Zugegeben: Gossip Girl nach 10 Jahren noch einmal zu schauen, tut weh. Einerseits weil man merkt, welchen Scheiß man früher gut fand – in diesem Fall nämlich eine Serie über einen Haufen privilegierter, menschlich völlig jenseitiger Kids, die klingt, als hätte sie sich jemand ausgedacht, mit dem man nicht über Sexfantasien mit Cousinen reden will.

Andererseits tut es aber auch auf die schöne Art weh. Wie ein Pickel, den man den ganzen langen Tag lang (oder im Fall von Gossip Girl 10 Jahre) nicht bemerkt hat und der nur darauf wartet, bis auf den letzten Rest ausgedrückt zu werden.

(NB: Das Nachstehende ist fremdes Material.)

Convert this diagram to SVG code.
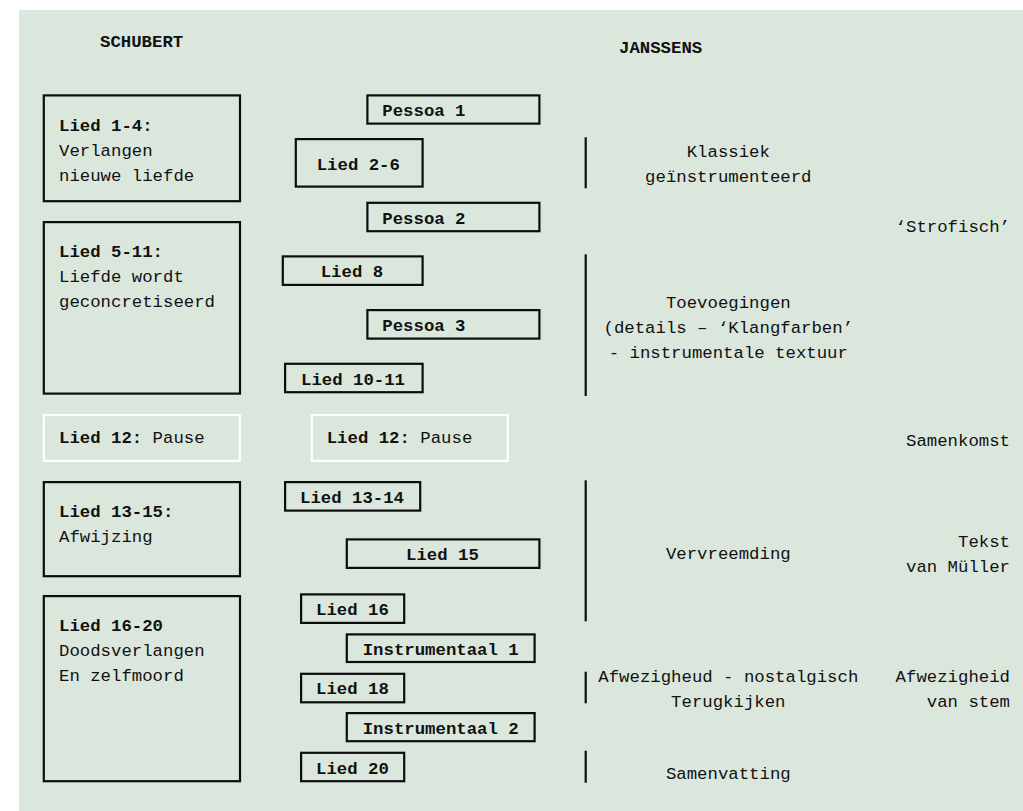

Gossip Girl ist tot und so nah am Zeitgeist seiner Entstehungsjahre, dass es sich heute wie eine Zeitkapsel anfühlt. Wenn es uns irgendwas beibringt, dann zumindest, dass wir uns als Gesellschaft in vielen Punkten zum Positiven – und damit weg von der Welt aus Gossip Girl – entwickelt haben. Und auch, wenn es ziemlich lange gedauert hat, ist diese Erkenntnis auf gewisse Weise beruhigend.